Interestingly enough, I just presented two different arguments.  Did you catch the difference?

The first says “when you vote for the lesser of two evils, evil always wins” is a logical fallacy.

The second says, “voting for the lesser of two evils” is a logical fallacy.

Well…  Which is it?

To answer that question, we really need to examine reality itself, namely, the three situations where we see this meme appear in federal elections.

First, here’s a situation we are very unlikely to see:  When we have multiple candidates favored by many people in both parties.  If Tom, Dick, and Harry ran, and all three were independents of good moral character and promising platforms, and they appealed roughly equally to both conservatives and liberals, we would never see the “…Evil Always Wins” meme.  That meme is only pushed forward by those who see both candidates as evil, and then, only by those who do not understand the nature of their logical fallacy.  Even so, the meme will still surface, as some people will see only two plausible options, both evil, or they may see all three as evil.

Second Situation:  Two candidates, one from each major political party.  The meme will surface.

Third Situation:  Three candidates, one from each major political party, and one who is either independent or running on a third party ticket.  The meme will surface.

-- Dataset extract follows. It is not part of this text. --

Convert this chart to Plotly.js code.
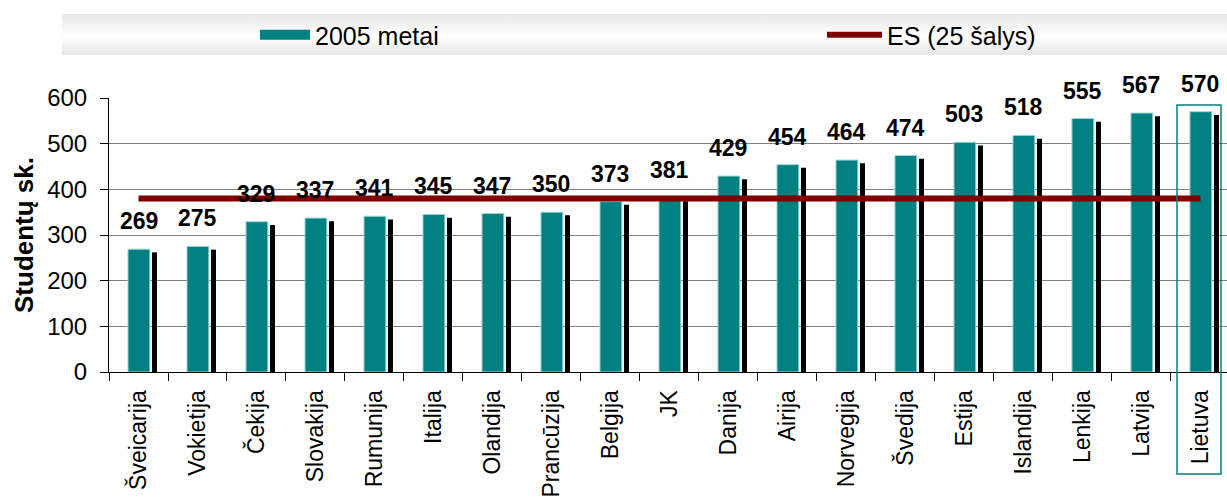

So you see, regardless of whether we have just one candidate, two candidates, or even three or more candidates, we will always see this logically fallacious meme, for the simple reason that some people, ignorant of reality and the way things actually work, will see the one, two, or three or more candidates as being evil, and will employ this meme as their way of avoiding responsibility to minimize the damage by actually selecting the best (or least worst) candidate.

If there were more people who thought deeply, instead of people who avoid responsibility, we would undoubtedly have a better selection of candidates!